Il bravo ma non eccelso regista neozelandese Andrew Dominik (quarantenne, al suo quarto film dopo Chopper, L’assassinio di Jesse James… e Blonde) ha spostato l’epoca della storia e il luogo – che nel romanzo era ambientato a Boston negli anni Settanta – . La città adesso è New Orleans e i giorni sono quelli della fine del mandato di Bush, prima delle elezioni di Obama, quando la crisi di oggi era iniziata ed era già dura. New Orleans è la città in cui l’uragano Katrina, i suoi effetti e il liberismo selvaggio, mostrano la devastazione di un Paese utili a quello che ci vuole raccontare Dominik: infatti la prima scena è su una periferia disfatta, senza alcuna anima, con devastazione dappertutto e sullo sfondo il rumore di treni merci e le sirene della polizia.

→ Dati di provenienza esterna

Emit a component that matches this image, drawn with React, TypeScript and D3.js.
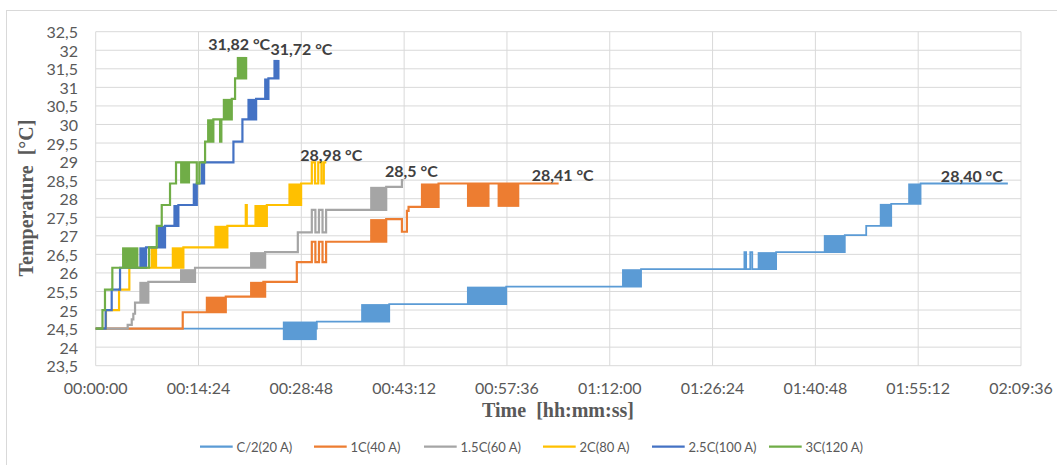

Due poveri cristi sbandati, Frankie (un bravissimo Scoot McNairy – lo potrete vedere in questi giorni anche nel film Argo) e Russell (Ben Mendelsohn, bravissimo nel ruolo del tossico) vanno da un piccolo delinquente che gestisce una lavanderia per cercare un qualsiasi lavoretto e Johnny Amato ha qualcosa per loro. Fare un’irruzione in una bisca clandestina e durante una partita di poker rubare i soldi che ci sono più quelli dei clienti. I due resistono alla proposta per il timore della mafia e della sua reazione, ma Amato è sicuro di quello che dice: il gestore della bisca Markie Trattman (Ray Liotta) sarà il colpevole del furto giacché in passato ha organizzato lui un colpo simile.

Tutto procede come previsto e sembra che tutto vada bene, ma la mafia – tramite un avvocato dall’aspetto bonario e pacifico – convoca Jackie Cogan (Brad Pitt) un sicario fantasma, dal carattere tranquillo, dalle idee sovversive ma anche molto preciso e fiscale. Gli viene chiesto di occuparsi della cosa, di pestare Trattman, anche se sanno che non c’entra, solo per dare l’esempio, e di scoprire ed eliminare i veri colpevoli riportando l’ordine e mettendo a tacere le chiacchiere a colpi di calibro 38. Nei pochi giorni Cogan riesce a scoprire tutto e a compiere il suo lavoro, non prima però di aver incontrato un killer suo amico (un James Gandolfini perfetto, ma forse un po’ troppo lungo), un gorilla italoamericano, qualche imbroglioncello e qualche scroccone.

Il film cerca di coniugare una storia di genere, crime story, con un discorso politico sia interno alla storia che esterno, con le ripetute voci in off di Bush e di Obama e raccontate continuamente dalla radio e dalla televisione. Ma la sceneggiatura fatica ad amalgamare bene queste intenzioni e a volte sembrano due mondi paralleli che non si uniscono fluidamente. Originale invece la metafora della crisi vista dal mondo della malavita in cui le organizzazioni criminali funzionano come aziende (praticano nello stesso modo il concetto estetico ed etico). La cupola è un sistema come quello bancario, prevede debiti e crediti, interessi, costi da sostenere. Il costo di un killer si alza e si abbassa in base alle garanzie offerte e a quando denaro circola, proprio come ogni altro commercio di questi tempi. Non nuovissima l’idea che gli Stati Uniti non esistono come Nazione, ma sono l’aggregato di uomini fuori dalla legge.

Un inizio che coinvolge lo spettatore, per le atmosfere, per il tono serrato, sboccato e cinico dei dialoghi e per la scelta del cast molto efficace, ma dopo un po’ sembra che la storia e i suoi personaggi si avvitino su se stessi e si aspetta il finale serenamente. Probabilmente la stessa sceneggiatura affidata ad un altro regista avrebbe lasciato un segno profondo invece può apparire un po’ pretenziosa.